We bring our children up to believe they can have everything.  In schools we now give medals for partcipating, so the shock of hard work and results in the world of work are a surprise. What has eroded confidence before we enter business…?

Many of our children are gaming and constantly interacting with social media.  We know that the addictive dopamine keeps their interest and whilst they compete for results they are rarely shared.   In order to feel good instead of face to face feedback they are counting the number of likes on a post.  Turning to a device instead of a person, means they lack the ability to form deep meaningful relationships.  The approval of their peers to grow self esteem is coming from an electronic perspective and not a human.

In order to believe in ourselves we have to be happy in real life and not on our social media platforms.

Genuine praise and recognition takes time and is not an instant when we are in the work place.  The younger generation have not learnt the ability to wait for anything, everything can be obtained immediately.  You don’t even have to wait for the next episode you can download the whole box set.  Instant gratification rather than waiting for a reward which would give us pleasure and contentment.

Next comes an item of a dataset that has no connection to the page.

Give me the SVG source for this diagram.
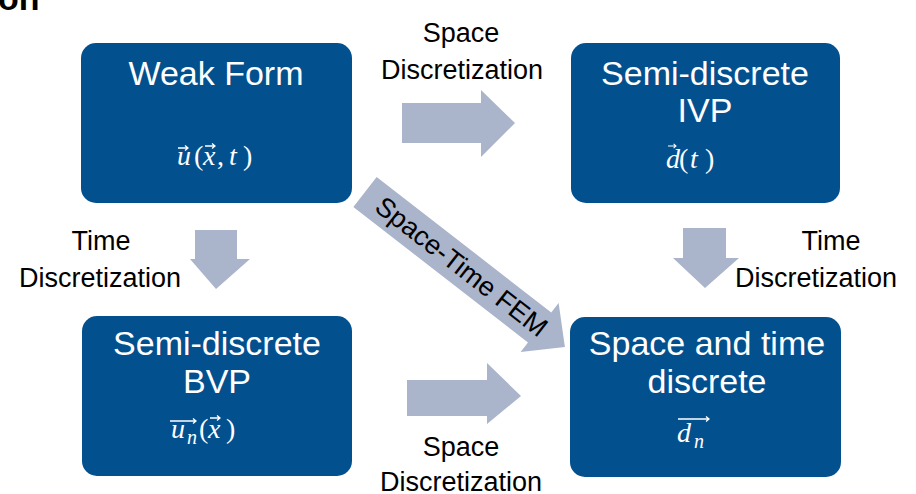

Job satisfaction is arduous, you have to work hard and build new relationships, you have to have patience.  We find a lot of the younger generation want to quit straightaway as they have never had to wait before.

To survive in work we need a good self image and lots of feedback to grow our self esteem.  This needs to be authentic and genuine.

Corporates are not helping to create the right environment for this generation.  Companies are still very number orientated and there is very little investment in helping people to build confidence.  We lack good leaders taking time to guide their direct reports.  We need to  develop social skills by role modelling, the little innocuous comments that make all the difference. “How’s your Dad?”  Through these little asides trust is formed.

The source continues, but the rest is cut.